Chiaramente non basta essere formati per trovare in fretta un altro lavoro. D’altra parte, alcune delle storie raccolte da Fanpage.it venivano da persone pienamente competenti e aggiornate nel loro settore, che però faticano da tempo per trovare una nuova occupazione: “Naturalmente in situazioni di cambiamento serve un supporto a chi ne ha bisogno. C’è la necessità di sviluppare un sistema di ammortizzatori sociali da attivare in casi simili, perché oggettivamente è complicato per una persona che per una vita ha fatto lo stesso lavoro doversi reinventare, o imparare anche una nuova attività. È chiaro che rischia di essere difficoltoso”.
“Centri per l’impiego pubblici, non in mano ai privati”
L’ultimo punto, poi, è che la ricerca di lavoro non dovrebbe essere un’attività disperata, lasciata all’iniziativa personale o ai contatti di amici e conoscenti: se il lavoro è un diritto, allora bisogna garantire che chi lo cerca lo possa anche trovare: “Questo richiede anche una qualificazione diversa dei nostri centri per la formazione. Faccio un esempio preciso: la Germania. L’inserimento nel mondo del lavoro in Germania funziona meglio, ma andiamo a vedere come sono strutturati là. I centri pubblici di formazione e di riqualificazione tedeschi hanno 120mila impiegati”.

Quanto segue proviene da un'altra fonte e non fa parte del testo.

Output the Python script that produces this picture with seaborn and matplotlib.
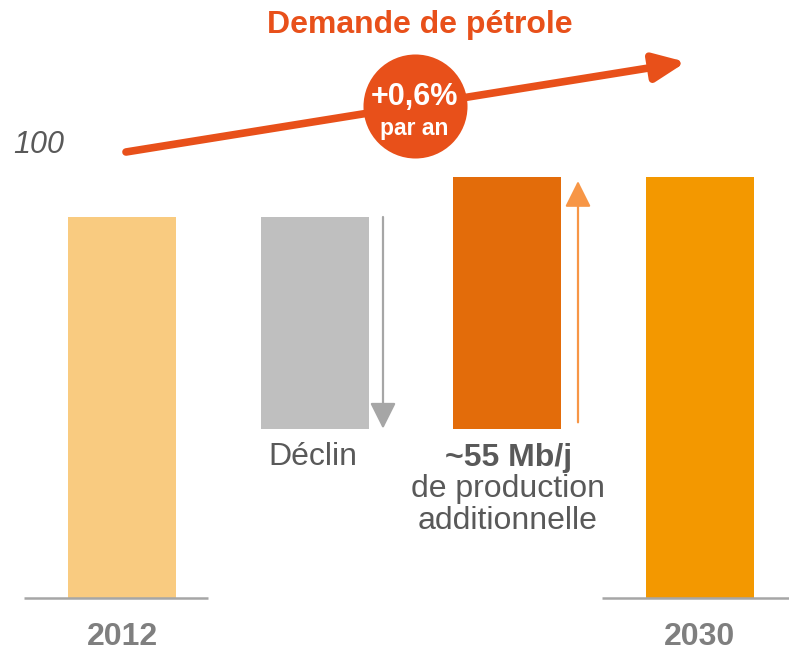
import matplotlib
matplotlib.use("Agg")
import matplotlib.pyplot as plt
import seaborn as sns
import pandas as pd

# ---- data ----
categories = ["2012", "Déclin", "Production additionnelle", "2030"]
bar_bottoms = [0, 40, 40, 0]          # Mb/j (schematic waterfall)
bar_tops = [90, 90, 99.5, 99.5]
bar_colors = ["#F9CB80", "#BFBFBF", "#E36C0A", "#F39800"]
title_text = "Demande de pétrole"
growth_text = "+0,6%"
growth_sub = "par an"
index_label = "100"
decline_label = "Déclin"
add_label_bold = "~55 Mb/j"
add_label_lines = ["de production", "additionnelle"]
year_labels = ["2012", "2030"]

# ---- layout helpers (pixel geometry of the 789x653 canvas) ----
W, H = 789, 653
X0_PX, X_STEP_PX = 122.0, 192.6        # centre of first category, spacing
BASE_PX, PX_PER_UNIT = 598.0, 381.0 / 90.0


def xd(px):
    return (px - X0_PX) / X_STEP_PX


def yd(py):
    return (BASE_PX - py) / PX_PER_UNIT


sns.set_theme(style="white")
plt.rcParams["font.family"] = ["Liberation Sans", "DejaVu Sans"]

fig = plt.figure(figsize=(W / 100, H / 100), dpi=100)
ax = fig.add_axes([0, 0, 1, 1])

for cat, b, t, c in zip(categories, bar_bottoms, bar_tops, bar_colors):
    sns.barplot(x=[cat], y=[t - b], order=categories, color=c, saturation=1,
                width=108 / X_STEP_PX, bottom=b, errorbar=None, linewidth=0, ax=ax)

ax.set_xlim(xd(0), xd(W))
ax.set_ylim(yd(H), yd(0))
ax.axis("off")

grey_txt = "#595959"
orange_title = "#E8501A"

# baselines under 2012 and 2030
ax.plot([xd(24), xd(208)], [0, 0], color="#A6A6A6", lw=1.8, solid_capstyle="butt")
ax.plot([xd(602), xd(W)], [0, 0], color="#A6A6A6", lw=1.8, solid_capstyle="butt")

# year labels
for i, lab in zip([0, 3], year_labels):
    ax.text(i, yd(637), lab, ha="center", va="center", fontsize=23,
            fontweight="bold", color="#7F7F7F")

# decline arrow (grey, down)
ax.annotate("", xy=(xd(383), bar_bottoms[1]), xytext=(xd(383), bar_tops[1]),
            arrowprops=dict(arrowstyle="-|>,head_length=0.8,head_width=0.4",
                            color="#A6A6A6", lw=1.6, mutation_scale=20,
                            shrinkA=0, shrinkB=0))
# additional production arrow (light orange, up)
ax.annotate("", xy=(xd(578), bar_tops[2] - 1), xytext=(xd(578), bar_bottoms[2] + 1.5),
            arrowprops=dict(arrowstyle="-|>,head_length=0.8,head_width=0.4",
                            color="#F79646", lw=1.6, mutation_scale=20,
                            shrinkA=0, shrinkB=0))

# text labels
ax.text(xd(313), yd(457), decline_label, ha="center", va="center",
        fontsize=23, color=grey_txt)
ax.text(xd(509), yd(458), add_label_bold, ha="center", va="center", fontsize=23,
        fontweight="bold", color=grey_txt)
for k, line in enumerate(add_label_lines):
    ax.text(xd(508), yd(489 + 32 * k), line, ha="center", va="center",
            fontsize=23, color=grey_txt)

ax.text(xd(13), yd(145), index_label, ha="left", va="center", fontsize=22,
        fontstyle="italic", color=grey_txt)

# title
ax.text(xd(420), yd(25), title_text, ha="center", va="center", fontsize=23,
        fontweight="bold", color=orange_title)

# trend arrow
ax.annotate("", xy=(xd(686), yd(62)), xytext=(xd(126), yd(152)),
            arrowprops=dict(arrowstyle="-|>,head_length=0.95,head_width=0.42",
                            color=orange_title, lw=5.5, mutation_scale=20,
                            shrinkA=0, shrinkB=0))

# growth bubble
ax.plot([xd(414.5)], [yd(106)], marker="o", markersize=78.5, color=orange_title,
        markeredgecolor="white", markeredgewidth=3.6)
ax.text(xd(414.5), yd(97), growth_text, ha="center", va="center", fontsize=22,
        fontweight="bold", color="white")
ax.text(xd(414.5), yd(129), growth_sub, ha="center", va="center", fontsize=16.5,
        fontweight="bold", color="white")

fig.savefig("out.png", dpi=100)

Quello tedesco è solo uno degli esempi di Paesi in cui “c’è un sistema di accoglienza delle persone, di raccolta delle loro esperienze e poi di accompagnamento e di tentativo di mettere assieme tutto questo con la domanda che viene dalle imprese. In Italia, nei centri per l’impiego lavorano non più di 12-13mila persone. In molti casi sono a loro volta precari, e di fatto spesso il sistema è lasciato in mano a imprese private. Questo non può essere il modo di gestirlo”.